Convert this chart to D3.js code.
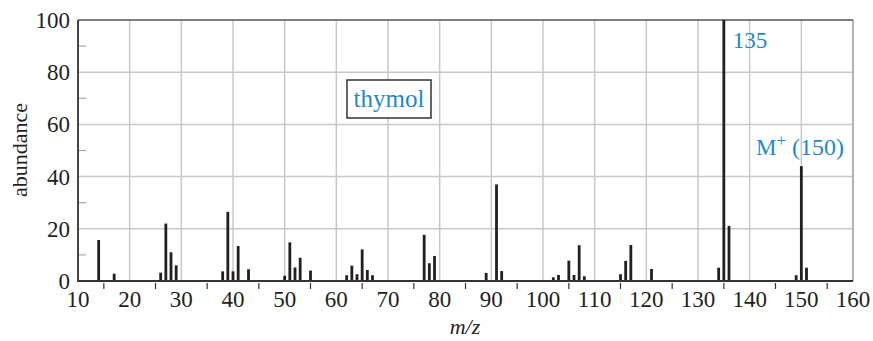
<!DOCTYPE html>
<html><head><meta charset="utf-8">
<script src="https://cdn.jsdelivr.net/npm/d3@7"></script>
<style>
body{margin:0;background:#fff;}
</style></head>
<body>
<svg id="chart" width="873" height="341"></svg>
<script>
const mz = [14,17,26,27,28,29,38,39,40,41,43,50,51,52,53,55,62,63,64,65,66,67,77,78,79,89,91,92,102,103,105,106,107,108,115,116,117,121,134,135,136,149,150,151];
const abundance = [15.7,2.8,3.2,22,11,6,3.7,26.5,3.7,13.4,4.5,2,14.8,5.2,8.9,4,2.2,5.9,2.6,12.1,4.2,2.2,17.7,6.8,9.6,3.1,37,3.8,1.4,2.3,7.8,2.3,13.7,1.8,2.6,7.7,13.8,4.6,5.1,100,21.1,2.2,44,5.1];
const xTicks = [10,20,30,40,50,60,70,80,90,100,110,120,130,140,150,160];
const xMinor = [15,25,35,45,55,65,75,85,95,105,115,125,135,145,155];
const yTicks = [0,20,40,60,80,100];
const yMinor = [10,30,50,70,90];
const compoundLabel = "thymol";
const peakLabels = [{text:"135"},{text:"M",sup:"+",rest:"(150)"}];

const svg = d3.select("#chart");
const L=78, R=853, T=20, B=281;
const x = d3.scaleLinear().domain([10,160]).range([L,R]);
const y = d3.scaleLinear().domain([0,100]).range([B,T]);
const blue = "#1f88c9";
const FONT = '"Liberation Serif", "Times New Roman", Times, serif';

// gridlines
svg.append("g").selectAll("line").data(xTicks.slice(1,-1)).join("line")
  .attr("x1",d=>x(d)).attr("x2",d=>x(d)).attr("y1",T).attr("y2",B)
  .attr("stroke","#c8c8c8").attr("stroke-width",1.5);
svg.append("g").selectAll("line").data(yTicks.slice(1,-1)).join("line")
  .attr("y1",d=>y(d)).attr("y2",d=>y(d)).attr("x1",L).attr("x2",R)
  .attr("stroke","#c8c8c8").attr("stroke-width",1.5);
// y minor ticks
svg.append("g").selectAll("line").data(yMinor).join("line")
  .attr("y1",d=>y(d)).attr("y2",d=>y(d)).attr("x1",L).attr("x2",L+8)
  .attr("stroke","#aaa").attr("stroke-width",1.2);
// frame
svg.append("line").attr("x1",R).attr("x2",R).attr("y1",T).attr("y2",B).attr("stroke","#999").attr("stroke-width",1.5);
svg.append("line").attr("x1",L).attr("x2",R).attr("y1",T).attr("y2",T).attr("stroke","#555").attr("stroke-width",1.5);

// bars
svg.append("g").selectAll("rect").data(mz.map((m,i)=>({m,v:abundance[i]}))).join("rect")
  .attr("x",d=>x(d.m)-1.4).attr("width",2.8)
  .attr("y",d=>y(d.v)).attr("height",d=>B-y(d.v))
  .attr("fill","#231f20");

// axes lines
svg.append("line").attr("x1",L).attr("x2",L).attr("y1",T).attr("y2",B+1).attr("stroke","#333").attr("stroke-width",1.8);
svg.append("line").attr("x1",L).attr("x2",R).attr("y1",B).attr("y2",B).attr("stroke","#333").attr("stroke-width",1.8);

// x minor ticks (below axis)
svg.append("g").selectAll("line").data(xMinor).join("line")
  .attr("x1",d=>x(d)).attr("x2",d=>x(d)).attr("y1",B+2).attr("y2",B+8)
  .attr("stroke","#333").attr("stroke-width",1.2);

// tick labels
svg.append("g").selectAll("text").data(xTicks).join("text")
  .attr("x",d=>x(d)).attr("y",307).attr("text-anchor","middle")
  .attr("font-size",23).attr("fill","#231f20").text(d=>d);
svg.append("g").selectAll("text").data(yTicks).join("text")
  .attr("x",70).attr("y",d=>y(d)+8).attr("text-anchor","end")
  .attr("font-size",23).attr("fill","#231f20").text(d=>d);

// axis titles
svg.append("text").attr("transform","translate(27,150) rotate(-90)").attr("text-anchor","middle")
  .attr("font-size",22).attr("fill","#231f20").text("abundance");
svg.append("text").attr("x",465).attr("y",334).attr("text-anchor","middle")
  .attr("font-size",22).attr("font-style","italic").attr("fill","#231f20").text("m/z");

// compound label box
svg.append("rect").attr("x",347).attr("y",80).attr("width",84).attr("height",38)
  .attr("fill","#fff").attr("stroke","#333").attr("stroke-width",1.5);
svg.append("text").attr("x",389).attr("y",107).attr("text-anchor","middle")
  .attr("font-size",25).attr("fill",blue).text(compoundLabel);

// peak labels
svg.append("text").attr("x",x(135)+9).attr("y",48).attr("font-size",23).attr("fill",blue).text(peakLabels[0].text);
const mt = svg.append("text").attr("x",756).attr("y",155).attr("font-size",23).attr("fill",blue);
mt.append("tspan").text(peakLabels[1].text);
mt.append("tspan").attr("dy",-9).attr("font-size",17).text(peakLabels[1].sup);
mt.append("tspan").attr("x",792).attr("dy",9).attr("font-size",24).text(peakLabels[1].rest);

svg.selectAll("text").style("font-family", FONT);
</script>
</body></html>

□ □ □ □ □ □ □

- Goal of the exercise: Reproduce the listing above exactly, excluding all pictures.

- Finished task:
Convert this chart to D3.js code.
<!DOCTYPE html>
<html><head><meta charset="utf-8">
<script src="https://cdn.jsdelivr.net/npm/d3@7"></script>
<style>
body{margin:0;background:#fff;}
</style></head>
<body>
<svg id="chart" width="873" height="341"></svg>
<script>
const mz = [14,17,26,27,28,29,38,39,40,41,43,50,51,52,53,55,62,63,64,65,66,67,77,78,79,89,91,92,102,103,105,106,107,108,115,116,117,121,134,135,136,149,150,151];
const abundance = [15.7,2.8,3.2,22,11,6,3.7,26.5,3.7,13.4,4.5,2,14.8,5.2,8.9,4,2.2,5.9,2.6,12.1,4.2,2.2,17.7,6.8,9.6,3.1,37,3.8,1.4,2.3,7.8,2.3,13.7,1.8,2.6,7.7,13.8,4.6,5.1,100,21.1,2.2,44,5.1];
const xTicks = [10,20,30,40,50,60,70,80,90,100,110,120,130,140,150,160];
const xMinor = [15,25,35,45,55,65,75,85,95,105,115,125,135,145,155];
const yTicks = [0,20,40,60,80,100];
const yMinor = [10,30,50,70,90];
const compoundLabel = "thymol";
const peakLabels = [{text:"135"},{text:"M",sup:"+",rest:"(150)"}];

const svg = d3.select("#chart");
const L=78, R=853, T=20, B=281;
const x = d3.scaleLinear().domain([10,160]).range([L,R]);
const y = d3.scaleLinear().domain([0,100]).range([B,T]);
const blue = "#1f88c9";
const FONT = '"Liberation Serif", "Times New Roman", Times, serif';

// gridlines
svg.append("g").selectAll("line").data(xTicks.slice(1,-1)).join("line")
  .attr("x1",d=>x(d)).attr("x2",d=>x(d)).attr("y1",T).attr("y2",B)
  .attr("stroke","#c8c8c8").attr("stroke-width",1.5);
svg.append("g").selectAll("line").data(yTicks.slice(1,-1)).join("line")
  .attr("y1",d=>y(d)).attr("y2",d=>y(d)).attr("x1",L).attr("x2",R)
  .attr("stroke","#c8c8c8").attr("stroke-width",1.5);
// y minor ticks
svg.append("g").selectAll("line").data(yMinor).join("line")
  .attr("y1",d=>y(d)).attr("y2",d=>y(d)).attr("x1",L).attr("x2",L+8)
  .attr("stroke","#aaa").attr("stroke-width",1.2);
// frame
svg.append("line").attr("x1",R).attr("x2",R).attr("y1",T).attr("y2",B).attr("stroke","#999").attr("stroke-width",1.5);
svg.append("line").attr("x1",L).attr("x2",R).attr("y1",T).attr("y2",T).attr("stroke","#555").attr("stroke-width",1.5);

// bars
svg.append("g").selectAll("rect").data(mz.map((m,i)=>({m,v:abundance[i]}))).join("rect")
  .attr("x",d=>x(d.m)-1.4).attr("width",2.8)
  .attr("y",d=>y(d.v)).attr("height",d=>B-y(d.v))
  .attr("fill","#231f20");

// axes lines
svg.append("line").attr("x1",L).attr("x2",L).attr("y1",T).attr("y2",B+1).attr("stroke","#333").attr("stroke-width",1.8);
svg.append("line").attr("x1",L).attr("x2",R).attr("y1",B).attr("y2",B).attr("stroke","#333").attr("stroke-width",1.8);

// x minor ticks (below axis)
svg.append("g").selectAll("line").data(xMinor).join("line")
  .attr("x1",d=>x(d)).attr("x2",d=>x(d)).attr("y1",B+2).attr("y2",B+8)
  .attr("stroke","#333").attr("stroke-width",1.2);

// tick labels
svg.append("g").selectAll("text").data(xTicks).join("text")
  .attr("x",d=>x(d)).attr("y",307).attr("text-anchor","middle")
  .attr("font-size",23).attr("fill","#231f20").text(d=>d);
svg.append("g").selectAll("text").data(yTicks).join("text")
  .attr("x",70).attr("y",d=>y(d)+8).attr("text-anchor","end")
  .attr("font-size",23).attr("fill","#231f20").text(d=>d);

// axis titles
svg.append("text").attr("transform","translate(27,150) rotate(-90)").attr("text-anchor","middle")
  .attr("font-size",22).attr("fill","#231f20").text("abundance");
svg.append("text").attr("x",465).attr("y",334).attr("text-anchor","middle")
  .attr("font-size",22).attr("font-style","italic").attr("fill","#231f20").text("m/z");

// compound label box
svg.append("rect").attr("x",347).attr("y",80).attr("width",84).attr("height",38)
  .attr("fill","#fff").attr("stroke","#333").attr("stroke-width",1.5);
svg.append("text").attr("x",389).attr("y",107).attr("text-anchor","middle")
  .attr("font-size",25).attr("fill",blue).text(compoundLabel);

// peak labels
svg.append("text").attr("x",x(135)+9).attr("y",48).attr("font-size",23).attr("fill",blue).text(peakLabels[0].text);
const mt = svg.append("text").attr("x",756).attr("y",155).attr("font-size",23).attr("fill",blue);
mt.append("tspan").text(peakLabels[1].text);
mt.append("tspan").attr("dy",-9).attr("font-size",17).text(peakLabels[1].sup);
mt.append("tspan").attr("x",792).attr("dy",9).attr("font-size",24).text(peakLabels[1].rest);

svg.selectAll("text").style("font-family", FONT);
</script>
</body></html>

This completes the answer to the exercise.